What you need to do
Take the lines from the top down to and including the one with "label_angle_shift = [-1.2, -4.4, -5.0]" and repeat them exactly. Omit images.

Information supplied
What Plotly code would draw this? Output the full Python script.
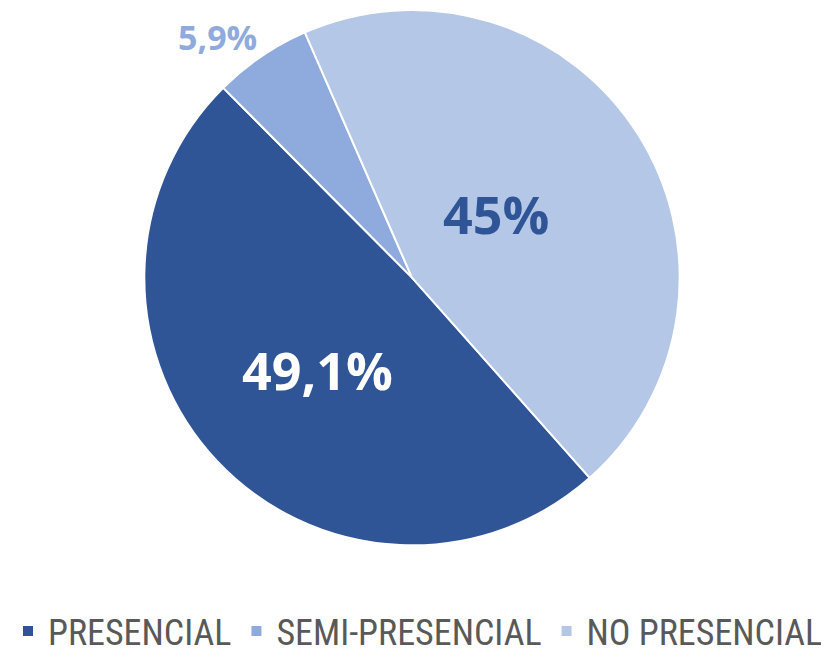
import math
import plotly.graph_objects as go

categories = ["PRESENCIAL", "SEMI-PRESENCIAL", "NO PRESENCIAL"]
values = [49.1, 5.9, 45.0]
labels_text = ["49,1%", "5,9%", "45%"]
colors = ["#2F5597", "#8FAADC", "#B4C7E7"]
text_colors = ["#FFFFFF", "#8FAADC", "#2F5597"]
text_sizes = [52, 34, 52]
label_radius = [0.5, 1.17, 0.4]      # label distance from centre, as a fraction of the radius
label_angle_shift = [-1.2, -4.4, -5.0]  # small best-fit nudges (degrees)

W, H = 829, 653
off = 8  # page body margin
cx, cy, r = 412 - off, 281 - off, 266
rd = r + 5  # domain half-size (plotly draws the pie slightly inside its domain)
start = 138.4

fig = go.Figure(go.Pie(
    labels=categories,
    values=values,
    textinfo="none",
    marker=dict(colors=colors, line=dict(color="white", width=2)),
    sort=False,
    direction="clockwise",
    rotation=start,
    hoverinfo="label+percent",
    domain=dict(x=[(cx - rd) / W, (cx + rd) / W], y=[(H - cy - rd) / H, (H - cy + rd) / H]),
))

total = sum(values)
acc = 0.0
for v, t, c, s, f, sh in zip(values, labels_text, text_colors, text_sizes, label_radius, label_angle_shift):
    mid = start + (acc + v / 2) / total * 360 + sh
    acc += v
    a = math.radians(mid)
    px = cx + f * r * math.sin(a)
    py = cy - f * r * math.cos(a)
    fig.add_annotation(x=px / W, y=1 - py / H, xref="paper", yref="paper", text=t, showarrow=False,
                       xanchor="center", yanchor="middle",
                       font=dict(color=c, size=s, family="Open Sans, Noto Sans, sans-serif", weight="bold"))

fig.update_layout(
    width=W, height=H,
    margin=dict(l=0, r=0, t=0, b=0),
    paper_bgcolor="white",
    plot_bgcolor="white",
    showlegend=True,
    legend=dict(orientation="h", x=(412 - off) / W, xanchor="center", y=(H - (639 - off)) / H, yanchor="middle",
                font=dict(size=36, color="#595959", family="Liberation Sans Narrow, Roboto Condensed, Noto Sans, sans-serif"),
                itemsizing="constant", traceorder="normal"),
)

fig.write_html("out.html")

Result
What Plotly code would draw this? Output the full Python script.
import math
import plotly.graph_objects as go

categories = ["PRESENCIAL", "SEMI-PRESENCIAL", "NO PRESENCIAL"]
values = [49.1, 5.9, 45.0]
labels_text = ["49,1%", "5,9%", "45%"]
colors = ["#2F5597", "#8FAADC", "#B4C7E7"]
text_colors = ["#FFFFFF", "#8FAADC", "#2F5597"]
text_sizes = [52, 34, 52]
label_radius = [0.5, 1.17, 0.4]      # label distance from centre, as a fraction of the radius
label_angle_shift = [-1.2, -4.4, -5.0]  # small best-fit nudges (degrees)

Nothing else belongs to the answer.